The celebration then moves to the waterfront, where shrimp trawlers, freshly painted and decorated, circle the waterfront. The "working" boats are usually matched by an equal number of recreational watercraft.

The priest from St. Francis and the Knights of Columbus honor guard board one of the boats and the priest sprinkles Holy water and blesses each boat as it passes by. During the procession, the boats are judged on their decorations, with prizes awarded to the best.
After the last boat has been blessed, the boats move up the East River to St. Simons Sound, where the flower anchor is laid upon the water in memory of the local fishermen who perished at sea.

===Darien===
Darien, Georgia, has held an annual blessing since 1968. The blessing is held on the Darien River on a Sunday afternoon each spring, but the date varies. It is scheduled to coincide with a falling tide because a rising tide could drive the boats into the bridge—a reminder that they are always at the mercy of the weather. The celebration in Darien begins early in the week with activities that include an evening prayer service, a fishermen's fish fry, and a three-day festival with arts & crafts, food vendors, many families and kid-oriented events, live entertainment and fireworks on Saturday night.
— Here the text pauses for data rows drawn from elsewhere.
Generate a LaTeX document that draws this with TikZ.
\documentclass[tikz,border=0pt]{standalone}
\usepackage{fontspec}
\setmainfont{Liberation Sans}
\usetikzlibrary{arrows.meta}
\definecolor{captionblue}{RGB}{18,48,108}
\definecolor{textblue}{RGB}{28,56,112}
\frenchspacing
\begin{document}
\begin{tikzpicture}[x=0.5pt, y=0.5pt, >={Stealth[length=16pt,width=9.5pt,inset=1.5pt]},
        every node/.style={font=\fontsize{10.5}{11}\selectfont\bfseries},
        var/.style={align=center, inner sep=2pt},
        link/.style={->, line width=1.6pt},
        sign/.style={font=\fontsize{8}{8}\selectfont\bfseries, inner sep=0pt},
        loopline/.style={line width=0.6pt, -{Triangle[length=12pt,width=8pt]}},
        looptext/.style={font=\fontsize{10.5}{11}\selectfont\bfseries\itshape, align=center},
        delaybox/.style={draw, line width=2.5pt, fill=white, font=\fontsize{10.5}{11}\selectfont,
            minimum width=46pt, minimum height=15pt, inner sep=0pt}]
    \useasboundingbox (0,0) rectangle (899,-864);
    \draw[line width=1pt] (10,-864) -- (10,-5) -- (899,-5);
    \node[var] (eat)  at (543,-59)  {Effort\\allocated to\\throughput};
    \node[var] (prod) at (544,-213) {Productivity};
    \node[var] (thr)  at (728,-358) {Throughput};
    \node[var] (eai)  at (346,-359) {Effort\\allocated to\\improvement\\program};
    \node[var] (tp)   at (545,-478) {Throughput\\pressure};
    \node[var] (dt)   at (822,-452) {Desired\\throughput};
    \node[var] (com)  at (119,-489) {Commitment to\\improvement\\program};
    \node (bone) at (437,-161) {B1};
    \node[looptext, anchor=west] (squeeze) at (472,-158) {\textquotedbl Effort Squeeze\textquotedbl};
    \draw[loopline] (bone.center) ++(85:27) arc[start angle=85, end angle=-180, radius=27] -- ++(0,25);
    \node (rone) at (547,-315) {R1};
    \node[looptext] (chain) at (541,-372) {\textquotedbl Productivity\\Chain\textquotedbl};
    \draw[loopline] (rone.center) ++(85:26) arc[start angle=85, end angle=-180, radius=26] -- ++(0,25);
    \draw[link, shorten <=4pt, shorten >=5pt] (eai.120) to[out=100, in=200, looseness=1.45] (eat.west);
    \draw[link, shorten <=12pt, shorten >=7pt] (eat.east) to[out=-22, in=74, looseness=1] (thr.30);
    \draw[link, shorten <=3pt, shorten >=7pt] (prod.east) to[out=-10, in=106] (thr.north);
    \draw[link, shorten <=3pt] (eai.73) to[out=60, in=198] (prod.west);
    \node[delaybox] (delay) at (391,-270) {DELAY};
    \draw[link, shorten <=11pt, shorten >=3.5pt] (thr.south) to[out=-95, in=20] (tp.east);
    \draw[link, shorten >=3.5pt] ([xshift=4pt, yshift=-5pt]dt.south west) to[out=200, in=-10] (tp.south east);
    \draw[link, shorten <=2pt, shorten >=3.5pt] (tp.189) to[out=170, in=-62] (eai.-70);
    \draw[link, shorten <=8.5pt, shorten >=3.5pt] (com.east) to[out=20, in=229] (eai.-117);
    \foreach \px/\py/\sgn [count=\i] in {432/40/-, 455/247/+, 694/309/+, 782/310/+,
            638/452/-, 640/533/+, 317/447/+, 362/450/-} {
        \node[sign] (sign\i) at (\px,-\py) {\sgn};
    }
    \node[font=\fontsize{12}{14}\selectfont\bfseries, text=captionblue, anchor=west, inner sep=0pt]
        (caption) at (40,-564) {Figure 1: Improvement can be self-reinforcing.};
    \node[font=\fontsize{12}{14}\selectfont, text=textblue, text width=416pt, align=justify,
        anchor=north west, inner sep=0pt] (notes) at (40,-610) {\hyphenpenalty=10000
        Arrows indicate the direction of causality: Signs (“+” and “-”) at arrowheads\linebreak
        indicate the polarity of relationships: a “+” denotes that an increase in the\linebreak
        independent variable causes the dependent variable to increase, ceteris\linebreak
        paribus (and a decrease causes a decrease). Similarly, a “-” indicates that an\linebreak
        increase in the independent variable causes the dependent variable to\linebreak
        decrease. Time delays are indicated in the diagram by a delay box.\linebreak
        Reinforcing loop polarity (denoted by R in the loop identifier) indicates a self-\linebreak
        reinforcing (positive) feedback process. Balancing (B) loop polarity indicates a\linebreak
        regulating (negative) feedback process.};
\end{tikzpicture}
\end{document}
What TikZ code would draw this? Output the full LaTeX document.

Local clerics of various denominations stand ready on the Darien bridge to bless the boats which then turnaround and move down the Darien River and back into the Atlantic to begin the Spring shrimping season.

===Jacksonville===
The celebration in Jacksonville, Florida is a simple ceremony that was first held in 1985. While it is held on Palm Sunday, and an Orthodox priest does the blessings, it is a fun, festive boat parade. Some of the participants go overboard with their decorations. Typically, more than 150 vessels participate in the Blessing, ranging from ships to kayaks. This event has also been commemorated in St. Augustine, Florida since 1946.

===McClellanville===
McClellanville, SC has held The Lowcountry Shrimp Festival and Blessing of the Fleet annually since 1976. The event is held at the fishing community's Municipal Landing on Jeremy Creek in McClellanville the first Saturday of May each year. The Blessing of the Fleet ceremony is an age-old tradition in which boats parade past the dock where the local clergy pray for a safe and bountiful season. As the clergy give their blessing a beautiful Magnolia Wreath covered with Red Roses is tossed into the water in memory of and to honor McClellanville fishermen. This is typically the time of year the boats are preparing for the opening of the season and are freshly painted, cleaned up and looking their best. The boats decorate for the festival and are usually loaded with people who love to ride in the parade, which is quite picturesque. The remainder of the day is filled with family entertainment, children's games and local seafood dishes, such as boiled and fried shrimp dinners, shrimp kabobs, frog more stew, clam chowder, fish stew, barbecue and more.

===Mount Pleasant===
The annual Blessing of the Fleet & Seafood Festival in Mount Pleasant, SC pays tribute to local shrimping and fishing industry, offering a boat parade, live music, craft show and many free activities with the picturesque Ravenel Bridge and Charleston Harbor for a backdrop! The festival is held on the last Sunday in April every year. Continuing the tradition begun by the Magwood family, local shrimpers who started the festival in 1988, every year the net proceeds from the festival have been donated to local nonprofit organizations.

===Portage des Sioux===
The Blessing of the Fleet in Portage des Sioux, Missouri has a 50+ year history and is held each year on the Third Saturday of July in front of the Shrine of Our Lady of the Rivers.

===Washington===
The Blessing of the Fleet in the nation's capital is one of the premier events of the region's boating season. Held in the Spring along Washington, D.C.'s Southwest Waterfront, it is hosted by the Port of Washington Yacht Club and supported by several yacht clubs and marinas in the area. 2011 marked the 36th year that the Blessing has taken place. With activity on land as well as on the water, the event is an exciting display of pageantry and seamanship that draws up to 100 boats each year.

===Algoma===
The first Blessing of the Fleet celebration is to be held on the eve of the second anniversary of a large fire that threatened many boats as well as lives of some of the crew. The event is being advertised locally with signs as well as on Facebook. The event will feature a trout boil with a portion of the proceeds benefiting the Algoma Fire Department, and Pastor Chris Jackson will be performing the ceremony. The Blessing of the Fleet is planned to be an annual kick off event, adding to the rich history of Lake Michigan trout and salmon fishing out of the historic port.

=== Aguadilla ===
The city of Aguadilla, Puerto Rico, commemorated its one hundredth anniversary of the Blessing of the Fleet, known locally as El Paseo del Virgen del Carmen, in July 2017. The tradition is an inheritance of Spanish colonialism; in Spain, the patron saint of the fleet is Our Lady of Mount Carmel. The parish of Saint Charles Bartholomew was established in Aguadilla in 1780, adorned by an image of the virgin. In 1917, the first Blessing was initiated by the Augustinian friar Juan de Gorostiza. Festivities include a celebratory mass and procession down the waterfront, followed by a passage of the boats from Aguadilla to a nearby beach.